**Data segment:**
==========

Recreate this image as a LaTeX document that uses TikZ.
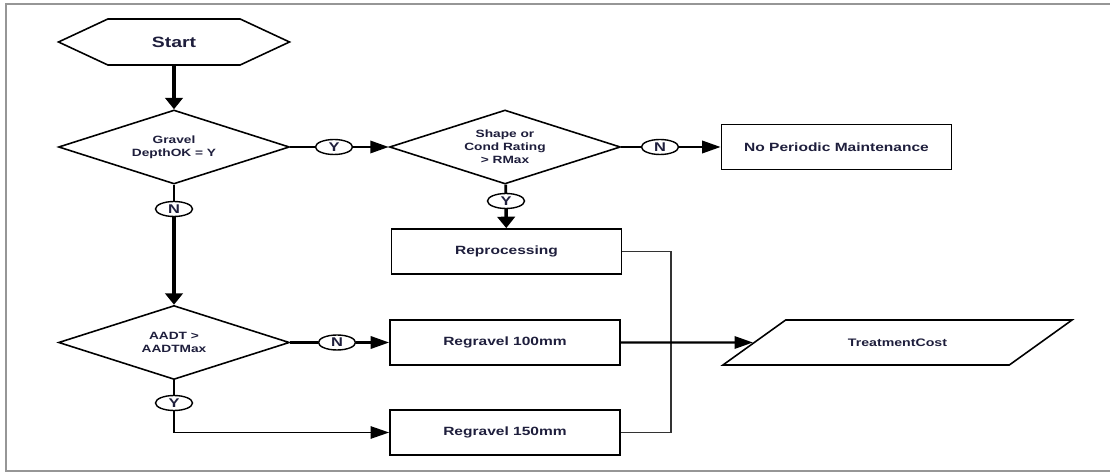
\documentclass[tikz,border=0pt]{standalone}
\usepackage{fontspec}
\setmainfont[FakeStretch=1.3]{Liberation Sans}
\definecolor{inknavy}{RGB}{30, 30, 60}
\definecolor{framegray}{RGB}{150, 150, 150}
\usetikzlibrary{shapes.geometric, shapes.symbols, arrows.meta, positioning}

\begin{document}
\begin{tikzpicture}[x=0.02cm, y=-0.02cm,
    txt/.style={text=inknavy, font=\bfseries\fontsize{6.8}{8}\selectfont},
    terminal/.style={txt, draw, line width=0.9pt, signal, signal from=nowhere, signal to=east and west,
                     signal pointer angle=50, minimum width=4.62cm, minimum height=0.92cm,
                     inner sep=0pt, font=\bfseries\fontsize{8.5}{10}\selectfont},
    decision/.style={txt, draw, diamond, aspect=3.12, line width=0.9pt, minimum width=4.62cm,
                     minimum height=1.48cm, inner sep=0pt, align=center,
                     font=\bfseries\fontsize{6}{7.4}\selectfont},
    process/.style={txt, draw, line width=1pt, minimum width=4.6cm, minimum height=0.9cm},
    answer/.style={txt, draw, ellipse, line width=0.8pt, minimum width=0.74cm,
                   minimum height=0.3cm, inner sep=0pt, font=\bfseries\fontsize{7.2}{7.5}\selectfont},
    iobox/.style={txt, draw, line width=0.9pt, trapezium, trapezium left angle=32,
                  trapezium right angle=148, trapezium stretches=true,
                  minimum width=7.02cm, minimum height=0.9cm, font=\bfseries\fontsize{6.2}{7}\selectfont},
    link/.style={line width=1.6pt},
    vflow/.style={line width=2pt, -{Triangle[length=6.5pt, width=10pt]}},
    hflow/.style={line width=1.4pt, -{Triangle[length=10.5pt, width=7pt]}},
    merge/.style={line width=0.8pt, draw=black!80}]
    \useasboundingbox (0,0) rectangle (1110,472);
    \draw[framegray, line width=0.8pt] (1110,4) -- (6,4) -- (6,471) -- (1110,471);

    \node[terminal] (start) at (174,42) {Start};
    \node[decision] (grav) at (174,147) {Gravel\\DepthOK = Y};
    \node[decision] (shp) at (505,147) {Shape or\\Cond Rating\\> RMax};
    \node[process] (npm) at (836.5,147) {No Periodic Maintenance};
    \node[process] (rep) at (506.5,251.5) {Reprocessing};
    \node[decision] (aadt) at (174,342.5) {AADT >\\AADTMax};
    \node[process] (r100) at (505,342.5) {Regravel 100mm};
    \node[process] (r150) at (505,432.5) {Regravel 150mm};
    \node[iobox] (tc) at (897.5,342.5) {TreatmentCost};
    \coordinate (join) at (671,342.5);

    \node[answer] (ansY1) at (334,147) {Y};
    \node[answer] (ansN1) at (174,209) {N};
    \node[answer] (ansN2) at (660,147) {N};
    \node[answer] (ansY2) at (506,201) {Y};
    \node[answer] (ansN3) at (337,342.5) {N};
    \node[answer] (ansY3) at (174,403) {Y};

    \draw[vflow] (start) -- (grav);
    \draw[link] (grav) -- (ansY1);
    \draw[hflow] (ansY1) -- (shp);
    \draw[link] (grav) -- (ansN1);
    \draw[vflow] (ansN1) -- (aadt);
    \draw[link] (shp) -- (ansN2);
    \draw[hflow] (ansN2) -- (npm);
    \draw[link] (shp) -- (ansY2);
    \draw[vflow] (ansY2) -- (rep);
    \draw[link] (aadt) -- (ansN3);
    \draw[hflow] (ansN3) -- (r100);
    \draw[link] (aadt) -- (ansY3);
    \draw[hflow, line width=0.9pt] (ansY3) |- (r150);
    \draw[merge] (rep) -| (join) |- (r150);
    \draw[hflow] (r100) -- (tc);
\end{tikzpicture}
\end{document}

==========

**Your instructions:**
Leave the images out and output the remaining material exactly as it stands.

**Final result:**
Recreate this image as a LaTeX document that uses TikZ.
\documentclass[tikz,border=0pt]{standalone}
\usepackage{fontspec}
\setmainfont[FakeStretch=1.3]{Liberation Sans}
\definecolor{inknavy}{RGB}{30, 30, 60}
\definecolor{framegray}{RGB}{150, 150, 150}
\usetikzlibrary{shapes.geometric, shapes.symbols, arrows.meta, positioning}

\begin{document}
\begin{tikzpicture}[x=0.02cm, y=-0.02cm,
    txt/.style={text=inknavy, font=\bfseries\fontsize{6.8}{8}\selectfont},
    terminal/.style={txt, draw, line width=0.9pt, signal, signal from=nowhere, signal to=east and west,
                     signal pointer angle=50, minimum width=4.62cm, minimum height=0.92cm,
                     inner sep=0pt, font=\bfseries\fontsize{8.5}{10}\selectfont},
    decision/.style={txt, draw, diamond, aspect=3.12, line width=0.9pt, minimum width=4.62cm,
                     minimum height=1.48cm, inner sep=0pt, align=center,
                     font=\bfseries\fontsize{6}{7.4}\selectfont},
    process/.style={txt, draw, line width=1pt, minimum width=4.6cm, minimum height=0.9cm},
    answer/.style={txt, draw, ellipse, line width=0.8pt, minimum width=0.74cm,
                   minimum height=0.3cm, inner sep=0pt, font=\bfseries\fontsize{7.2}{7.5}\selectfont},
    iobox/.style={txt, draw, line width=0.9pt, trapezium, trapezium left angle=32,
                  trapezium right angle=148, trapezium stretches=true,
                  minimum width=7.02cm, minimum height=0.9cm, font=\bfseries\fontsize{6.2}{7}\selectfont},
    link/.style={line width=1.6pt},
    vflow/.style={line width=2pt, -{Triangle[length=6.5pt, width=10pt]}},
    hflow/.style={line width=1.4pt, -{Triangle[length=10.5pt, width=7pt]}},
    merge/.style={line width=0.8pt, draw=black!80}]
    \useasboundingbox (0,0) rectangle (1110,472);
    \draw[framegray, line width=0.8pt] (1110,4) -- (6,4) -- (6,471) -- (1110,471);

    \node[terminal] (start) at (174,42) {Start};
    \node[decision] (grav) at (174,147) {Gravel\\DepthOK = Y};
    \node[decision] (shp) at (505,147) {Shape or\\Cond Rating\\> RMax};
    \node[process] (npm) at (836.5,147) {No Periodic Maintenance};
    \node[process] (rep) at (506.5,251.5) {Reprocessing};
    \node[decision] (aadt) at (174,342.5) {AADT >\\AADTMax};
    \node[process] (r100) at (505,342.5) {Regravel 100mm};
    \node[process] (r150) at (505,432.5) {Regravel 150mm};
    \node[iobox] (tc) at (897.5,342.5) {TreatmentCost};
    \coordinate (join) at (671,342.5);

    \node[answer] (ansY1) at (334,147) {Y};
    \node[answer] (ansN1) at (174,209) {N};
    \node[answer] (ansN2) at (660,147) {N};
    \node[answer] (ansY2) at (506,201) {Y};
    \node[answer] (ansN3) at (337,342.5) {N};
    \node[answer] (ansY3) at (174,403) {Y};

    \draw[vflow] (start) -- (grav);
    \draw[link] (grav) -- (ansY1);
    \draw[hflow] (ansY1) -- (shp);
    \draw[link] (grav) -- (ansN1);
    \draw[vflow] (ansN1) -- (aadt);
    \draw[link] (shp) -- (ansN2);
    \draw[hflow] (ansN2) -- (npm);
    \draw[link] (shp) -- (ansY2);
    \draw[vflow] (ansY2) -- (rep);
    \draw[link] (aadt) -- (ansN3);
    \draw[hflow] (ansN3) -- (r100);
    \draw[link] (aadt) -- (ansY3);
    \draw[hflow, line width=0.9pt] (ansY3) |- (r150);
    \draw[merge] (rep) -| (join) |- (r150);
    \draw[hflow] (r100) -- (tc);
\end{tikzpicture}
\end{document}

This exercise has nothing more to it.